Enfin, l’article 2 interdit la production en France de substances phytosanitaires interdites en Europe.
Cet article n’est pas la brèche ouverte décrite par certains détracteurs du texte. Il comporte différentes régulations pour concilier trois impératifs : la maîtrise des intrants de protection des cultures, l’exigence de souveraineté alimentaire et la nécessité de limiter les distorsions de concurrence avec les pays moins-disants en matière de normes, dans l’attente de l’interdiction totale des néonicotinoïdes par l’Union européenne en 2033.
Certes, cette disposition est bien loin de tracer le chemin d’une transition agricole profonde, menant vers un modèle affranchi des intrants chimiques, donc un modèle plus souverain, résilient et durable.
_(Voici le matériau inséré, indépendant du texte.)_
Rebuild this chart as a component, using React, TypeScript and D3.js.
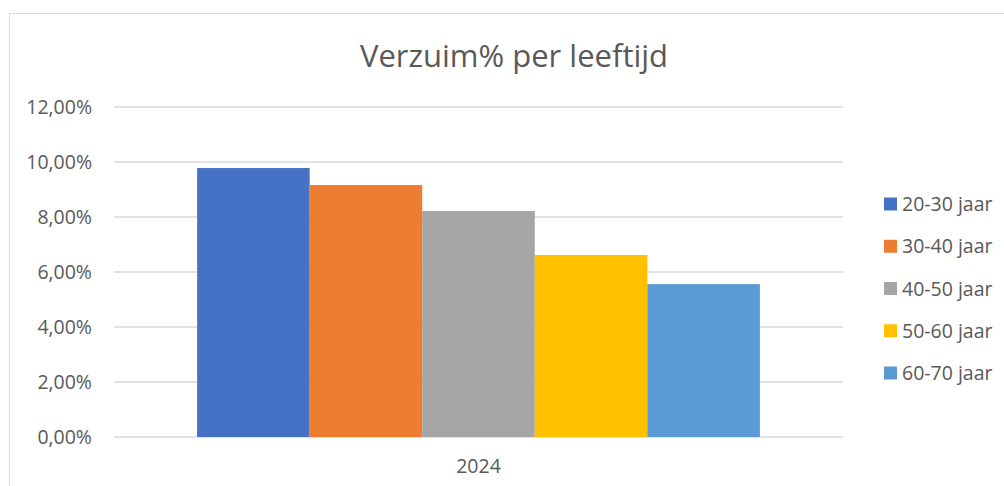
import React from "react";
import * as d3 from "d3";

const categories = ["2024"];
const seriesNames = ["20-30 jaar", "30-40 jaar", "40-50 jaar", "50-60 jaar", "60-70 jaar"];
const seriesValues = [9.78, 9.16, 8.22, 6.62, 5.56];
const colors = ["#4472C4", "#ED7D31", "#A5A5A5", "#FFC000", "#5B9BD5"];
const yTicks = [0, 2, 4, 6, 8, 10, 12];

const W = 1004;
const H = 486;
const plotLeft = 114;
const plotRight = 843;
const plotTop = 107;
const plotBottom = 437;
const font = "'Open Sans', sans-serif";
const textColor = "#595959";

export default function App() {
  const x = d3.scaleBand<string>().domain(categories).range([plotLeft, plotRight]).paddingInner(0).paddingOuter(0);
  const y = d3.scaleLinear().domain([0, 12]).range([plotBottom, plotTop]);
  const bandW = x.bandwidth();
  const groupW = bandW * 0.772;
  const inner = d3
    .scaleBand<string>()
    .domain(seriesNames)
    .range([0, groupW]);
  const fmt = (v: number) => v.toFixed(2).replace(".", ",") + "%";
  const legendY = d3.scalePoint<string>().domain(seriesNames).range([204, 373]);

  return (
    <svg width={W} height={H} style={{ position: "absolute", left: 0, top: 0 }}>
      <rect x={0} y={0} width={W} height={H} fill="#fff" />
      <rect x={9.5} y={13.5} width={W + 20} height={H + 20} fill="#fff" stroke="#d9d9d9" strokeWidth={1} />
      <text x={514} y={67} textAnchor="middle" fontFamily={font} fontSize={31} fill={textColor}>
        Verzuim% per leeftijd
      </text>
      {yTicks.map((t) => (
        <g key={t}>
          <line x1={plotLeft} x2={plotRight} y1={y(t)} y2={y(t)} stroke="#d9d9d9" strokeWidth={1.3} />
          <text x={92} y={y(t) + 7} textAnchor="end" fontFamily={font} fontSize={19.5} fill={textColor}>
            {fmt(t)}
          </text>
        </g>
      ))}
      {categories.map((c) => {
        const gx = (x(c) as number) + (bandW - groupW) / 2;
        return (
          <g key={c}>
            {seriesNames.map((s, i) => (
              <rect
                key={s}
                x={gx + (inner(s) as number)}
                y={y(seriesValues[i])}
                width={inner.bandwidth()}
                height={plotBottom - y(seriesValues[i])}
                fill={colors[i]}
              />
            ))}
            <text x={(x(c) as number) + bandW / 2} y={473} textAnchor="middle" fontFamily={font} fontSize={19.5} fill={textColor}>
              {c}
            </text>
          </g>
        );
      })}
      {seriesNames.map((s, i) => (
        <g key={s}>
          <rect x={884} y={(legendY(s) as number) - 6.5} width={13} height={13} fill={colors[i]} />
          <text x={902} y={(legendY(s) as number) + 7} fontFamily={font} fontSize={19.5} fill={textColor}>
            {s}
          </text>
        </g>
      ))}
    </svg>
  );
}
Mais réduire la proposition de loi à une telle absence d’orientation sociétale reviendrait à ignorer les avancées et à conforter l’opprobre générale que certains essaient de caricaturer.
En toute lucidité, conscient des forces et des faiblesses du texte et des équilibres à préserver, et fidèle à mes engagements envers le monde agricole autant que pour la préservation de la planète, j’ai donc fait le choix de voter en faveur de cette proposition de loi.
Mon vote ne doit pas être interprété comme une mise à distance des alertes scientifiques, dont l’écho dépasse largement le cadre de ce texte. La réduction substantielle de l’usage des produits phytopharmaceutiques demeure, à mes yeux, une priorité, tant pour protéger la biodiversité que pour préserver la santé des hommes et des femmes qui les utilisent pour nous nourrir.